Isso
aqui não é uma resenha tradicional é apenas um relato pessoal de um leitor (que
nas circunstâncias econômicas atuais) não teria condições de adquirir uma obra
de quadrinhos de excelente qualidade pelo razoável valor de R$ 31,90. Mas o
sacrifício valeu a pena.
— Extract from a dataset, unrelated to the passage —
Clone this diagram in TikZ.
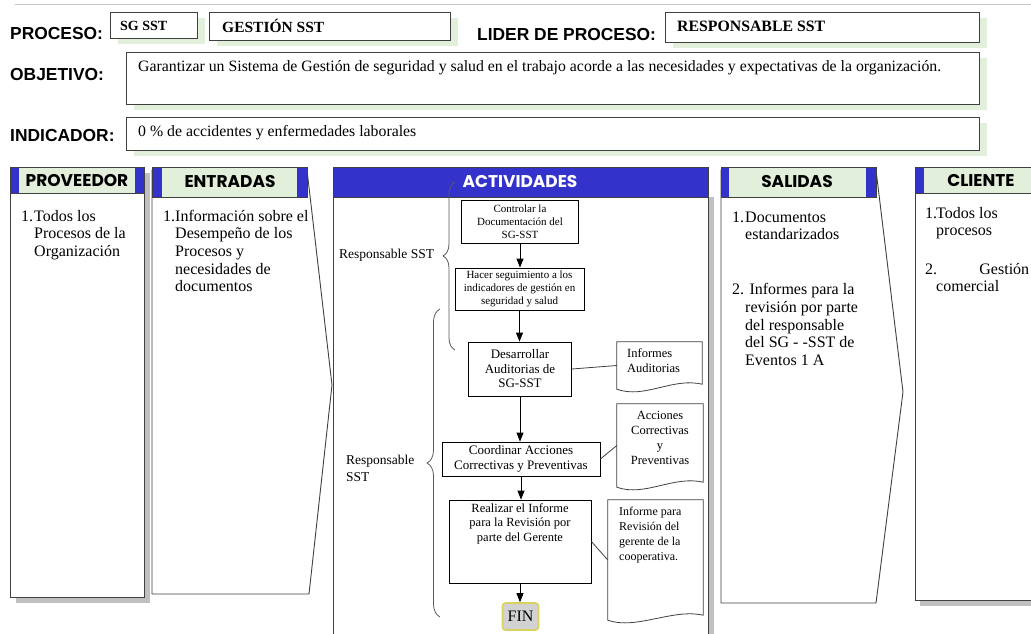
\documentclass[tikz,border=0pt]{standalone}
\usepackage{fontspec}
\setmainfont{Liberation Serif}
\newfontfamily\labelfont{Liberation Sans}
\newfontfamily\headfont{Poppins}
\usetikzlibrary{arrows.meta,calc,decorations.pathreplacing}

\definecolor{tabblue}{RGB}{51,51,204}
\definecolor{headgreen}{RGB}{226,239,218}
\definecolor{shadowgrey}{RGB}{192,192,192}
\definecolor{edge}{RGB}{64,64,64}
\definecolor{rulegrey}{RGB}{200,200,200}
\definecolor{finfill}{RGB}{210,210,210}
\definecolor{finedge}{RGB}{218,210,96}
\definecolor{bracegrey}{RGB}{90,90,90}

\newcommand\fsz[2]{\fontsize{#1pt}{#2pt}\selectfont}
% framed field with a light green drop shadow
\newcommand\fieldbox[4]{%
  \fill[headgreen] (#1+8,#2+6) rectangle (#3+8,#4+6);
  \draw[frame, fill=white] (#1,#2) rectangle (#3,#4);}
% document symbol with a wavy lower edge, drawn around a named node
\newcommand\docoutline[1]{%
  \draw[docline, fill=white] (#1.north west) -- (#1.north east)
    -- ([yshift=5pt]#1.south east)
    .. controls ([xshift=-30pt,yshift=12pt]#1.south east)
       and ([xshift=28pt,yshift=-10pt]#1.south west) .. (#1.south west) -- cycle;}

\begin{document}
\begin{tikzpicture}[x=1pt,y=-1pt,
  frame/.style={draw=edge, line width=0.9pt},
  docline/.style={draw=edge, line width=0.8pt},
  fieldlabel/.style={font=\labelfont\bfseries\fsz{17.4}{20}, anchor=base west, inner sep=0},
  fieldtext/.style={font=\bfseries\fsz{15.5}{18}, anchor=base west, inner sep=0},
  plaintext/.style={font=\fsz{15.8}{18}, anchor=base west, inner sep=0},
  headtext/.style={font=\headfont\bfseries\fsz{17}{19}, inner sep=0},
  % multi-line column texts are placed by the baseline of their last line
  coltext/.style={font=\fsz{16}{17.7}, anchor=base west, inner sep=0, align=left},
  stepbox/.style={draw=black, line width=0.8pt, fill=white, inner sep=0, align=center},
  doctext/.style={inner sep=0, draw=none},
  flowarrow/.style={draw=black, line width=0.8pt, -{Triangle[length=9pt,width=7pt]}},
  bracepen/.style={draw=bracegrey, line width=0.8pt, decorate},
]
\useasboundingbox (0,0) rectangle (1031,634);
\clip (0,0) rectangle (1031,634);

% ---------- heading block ----------
\draw[rulegrey, line width=1pt] (15,5) -- (1031,5);

\node[fieldlabel] (lproc) at (10,40) {PROCESO:};
\fieldbox{110}{12}{197}{38}
\node[fieldtext, font=\bfseries\fsz{14}{16}] (sgsst) at (120,31) {SG SST};
\fieldbox{209}{12}{450}{40}
\node[fieldtext] (gestion) at (222,33) {GESTIÓN SST};
\node[fieldlabel] (llider) at (477,41) {LIDER DE PROCESO:};
\fieldbox{665}{12}{979}{42}
\node[fieldtext, font=\bfseries\fsz{15.8}{18}] (resp) at (677,32) {RESPONSABLE SST};

\node[fieldlabel] (lobj) at (10,81) {OBJETIVO:};
\fieldbox{126}{52}{979}{104}
\node[plaintext] (obj) at (138,72) {Garantizar un Sistema de Gestión de seguridad y salud en el trabajo acorde a las necesidades y expectativas de la organización.};

\node[fieldlabel] (lind) at (10,141) {INDICADOR:};
\fieldbox{126}{117}{979}{150}
\node[plaintext] (ind) at (138,136) {0 \% de accidentes y enfermedades laborales};

% ---------- PROVEEDOR ----------
\fill[shadowgrey] (16,173) rectangle (150,603);
\draw[frame, fill=white] (10,193) rectangle (144,597);
\fill[headgreen] (10,167) rectangle (144,193);
\fill[tabblue] (10,167) rectangle (19,193);
\fill[tabblue] (135,167) rectangle (144,193);
\draw[frame] (10,167) rectangle (144,193);
\node[headtext] (hprov) at (77,181) {PROVEEDOR};
\node[coltext] (tprov) at (21,256.4) {\makebox[13pt][l]{1.}Todos los\\
  \hspace*{13pt}Procesos de la\\ \hspace*{13pt}Organización};

% ---------- ENTRADAS ----------
\draw[frame, fill=white] (152,170) -- (307,170) -- (332,385) -- (309,594) -- (152,594) -- cycle;
\fill[headgreen] (152,167) rectangle (307,197);
\fill[tabblue] (152,167) rectangle (162,197);
\fill[tabblue] (297,167) rectangle (307,197);
\draw[frame] (152,167) rectangle (307,197);
\node[headtext] (hent) at (230,182) {ENTRADAS};
\node[coltext] (tent) at (163,291.8) {\makebox[12pt][l]{1.}Información sobre el\\
  \hspace*{12pt}Desempeño de los\\ \hspace*{12pt}Procesos y\\
  \hspace*{12pt}necesidades de\\ \hspace*{12pt}documentos};

% ---------- ACTIVIDADES ----------
\fill[shadowgrey] (708,197) rectangle (714,640);
\draw[frame, fill=white] (333,197) rectangle (708,650);
\fill[tabblue] (333,167) rectangle (708,197);
\draw[frame] (333,167) rectangle (708,197);
\node[headtext, text=white] (hact) at (520,182) {ACTIVIDADES};

% flow of activities
\node[stepbox, minimum width=117, minimum height=43, font=\fsz{11}{13}] (b1) at (520,221.5)
  {Controlar la\\Documentación del\\SG-SST};
\node[stepbox, minimum width=129, minimum height=42, font=\fsz{11}{13}] (b2) at (519.5,289)
  {Hacer seguimiento a los\\indicadores de gestión en\\seguridad y salud};
\node[stepbox, minimum width=103, minimum height=54, font=\fsz{13}{14.5}] (b3) at (520,369)
  {Desarrollar\\Auditorias de\\SG-SST};
\node[stepbox, minimum width=158, minimum height=34, font=\fsz{13}{15.5}] (b4) at (521,459)
  {Coordinar Acciones\\Correctivas y Preventivas};
\node[stepbox, minimum width=142, minimum height=83] (b5) at (520,541.5) {};
\node[inner sep=0, align=center, font=\fsz{12.5}{14.5}, anchor=north] (b5text) at (520,503)
  {Realizar el Informe\\para la Revisión por\\parte del Gerente};
\node[draw=finedge, fill=finfill, line width=1.6pt, rounded corners=3pt, minimum width=36,
  minimum height=27, inner sep=0, font=\fsz{16}{18}] (fin) at (520.5,616.5) {FIN};

\draw[flowarrow] (b1.south) -- (b1.south |- b2.north);
\draw[flowarrow] (b2.south) -- (b2.south |- b3.north);
\draw[flowarrow] (b3.south) -- (b3.south |- b4.north);
\draw[flowarrow] (b4.south) -- (b4.south |- b5.north);
\draw[flowarrow] (b5.south) -- (b5.south |- fin.north);

% documents produced
\node[doctext, minimum width=85, minimum height=47] (d1) at (659.5,365.5) {};
\docoutline{d1}
\node[inner sep=0, align=left, font=\fsz{12.5}{15}, anchor=north west] (d1text) at (627,348)
  {Informes\\Auditorias};
\node[doctext, minimum width=86, minimum height=83] (d2) at (660,445.5) {};
\docoutline{d2}
\node[inner sep=0, align=center, font=\fsz{12.5}{15}, anchor=north] (d2text) at (660,411)
  {Acciones\\Correctivas\\y\\Preventivas};
\node[doctext, minimum width=95, minimum height=120] (d3) at (655.5,560) {};
\docoutline{d3}
\node[inner sep=0, align=left, font=\fsz{12}{15}, anchor=north west] (d3text) at (619,507)
  {Informe para\\Revisión del\\gerente de la\\cooperativa.};

\draw[docline] (b3.east) -- (d1.west);
\draw[docline] (b4.east) -- (d2.west);
\draw[docline] (b5.east) -- (d3.west);

% responsibilities
\draw[bracepen, decoration={brace, amplitude=12pt, aspect=0.56}] (455,350) -- (455,182);
\node[inner sep=0, anchor=base west, font=\fsz{13.5}{16}] (r1) at (339,258) {Responsable SST};
\draw[bracepen, decoration={brace, amplitude=13pt, aspect=0.5}] (440,617) -- (440,309);
\node[inner sep=0, anchor=north west, align=left, font=\fsz{13.5}{17}] (r2) at (346,455)
  {Responsable\\SST};

% ---------- SALIDAS ----------
\draw[frame, fill=white] (721,170) -- (876,170) -- (903,392) -- (876,603) -- (721,603) -- cycle;
\fill[headgreen] (721,167) rectangle (876,197);
\fill[tabblue] (721,167) rectangle (729,197);
\fill[tabblue] (866,167) rectangle (876,197);
\draw[frame] (721,167) rectangle (876,197);
\node[headtext] (hsal) at (797,182) {SALIDAS};
\node[coltext] (tsal1) at (732,239.7) {\makebox[13pt][l]{1.}Documentos\\
  \hspace*{13pt}estandarizados};
\node[coltext] (tsal2) at (732,365.4) {2. Informes para la\\
  \hspace*{13pt}revisión por parte\\ \hspace*{13pt}del responsable\\
  \hspace*{13pt}del SG - -SST de\\ \hspace*{13pt}Eventos 1 A};

% ---------- CLIENTE ----------
\fill[shadowgrey] (920,173) rectangle (1045,606);
\draw[frame, fill=white] (915,193) rectangle (1040,600);
\fill[headgreen] (915,167) rectangle (1040,193);
\fill[tabblue] (915,167) rectangle (924,193);
\draw[frame] (915,167) rectangle (1040,193);
\node[headtext] (hcli) at (981,181) {CLIENTE};
\node[coltext] (tcli1) at (925,235.7) {\makebox[11pt][l]{1.}Todos los\\
  \hspace*{11pt}procesos};
\node[coltext] (tcli2) at (925,291.7) {\makebox[104pt][l]{2.\hfill Gestión}\\
  \hspace*{11pt}comercial};
\end{tikzpicture}
\end{document}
Não por causa de algum elemento extraordinário contido
nessa história em quadrinhos, mas justamente pela simplicidade e espontaneidade
com que Rafael Calça e Jefferson Costa se esmeraram ao sintetizar na HQ do Jeremias-Pele, um assunto inesgotável e intenso,
como o racismo.
Aqui
cabe a expressão mais óbvia: “...só quem viveu na pele pra saber!”, pois o que
fora ali registrado saiu em partes do suor e do sangue de quem vivenciou
episódios comuns a muitos negros no Brasil.
Não
sou ativista de movimento negro ou de movimento cultural nenhum, mas comprei
JEREMIAS por algumas razões e entre elas está o fato de ser ( embora não pareça
tanto ) filho de pai negro e de ter na mais nova criança, dos meus quatro
filhos, o mesmo tom de pele do Jeremias, em evidência.
Em
uma ocasião em que eu desenhava e pintava com minha filha de 3 anos, segurando
os lápis de cor, ela me perguntou: “Papai, eu sou marrom?” Ali estava eu, presenciando um dos primeiros
momentos de uma particular consciência negra se formando em um indivíduo, que
de forma muito peculiar, é diferente dos outros três irmãos do seu
convívio que são muito mais claros.
Diante
de uma necessidade de mostrar a ela alguns quadrinhos infantis, ficava a
questão: quais os referenciais na indústria cultural e na mídia a gente
encontra tendo negros como protagonistas? Isso sem falar do que seja apropriado
ou não para a idade da criança, que é outra questão seríssima.
Foi
também essa a dificuldade que os autores de JEREMIAS contaram em uma entrevista
no canal PAPO ZINE(*), onde eles falaram dessa escassez de referências.
E
mesmo que tenhamos notado uma presença maior do negro em campanhas
publicitárias (de uns dez anos pra cá) a Disney com a Doutora Brinquedo, a
Marvel com o Pantera Negra, tudo o que se tem, ainda é pouco. Nem cabe aqui
tratar das intenções mercadológicas que analisam a população negra, apenas como
um quantitativo de retorno financeiro, tal qual foi uma das verdadeiras
intenções da chamada abolição.
Para
quem se acha no direito de julgar o Maurício de Sousa, JEREMIAS-Pele, pode até
não redimir a falta com que o maior produtor de quadrinhos no país, não se
dedicou a temas afrodescendentes no Brasil. Mas o que tá valendo aqui e agora é
que o personagem Jeremias, renasceu! se valendo da mega-estrutura empresarial
da turminha do bairro do Limoeiro, com um alcance de público, que certamente
seria impossível, para dois profissionais de quadrinhos negros brasileiros.
Ficou
também o incentivo, para quadrinhistas afrodescendentes, se dedicarem ainda
mais a fim de obterem seus resultados pela qualidade do trabalho que fazem, e a
viverem muito acima das dificuldades raciais que enfrentam.
Vou
guardar essa graphic como um presente para a minha filha, que está sendo
alfabetizada agora, para que ela se divirta um pouco com as situações com que
ela, muito provavelmente, também viverá na mesma pele.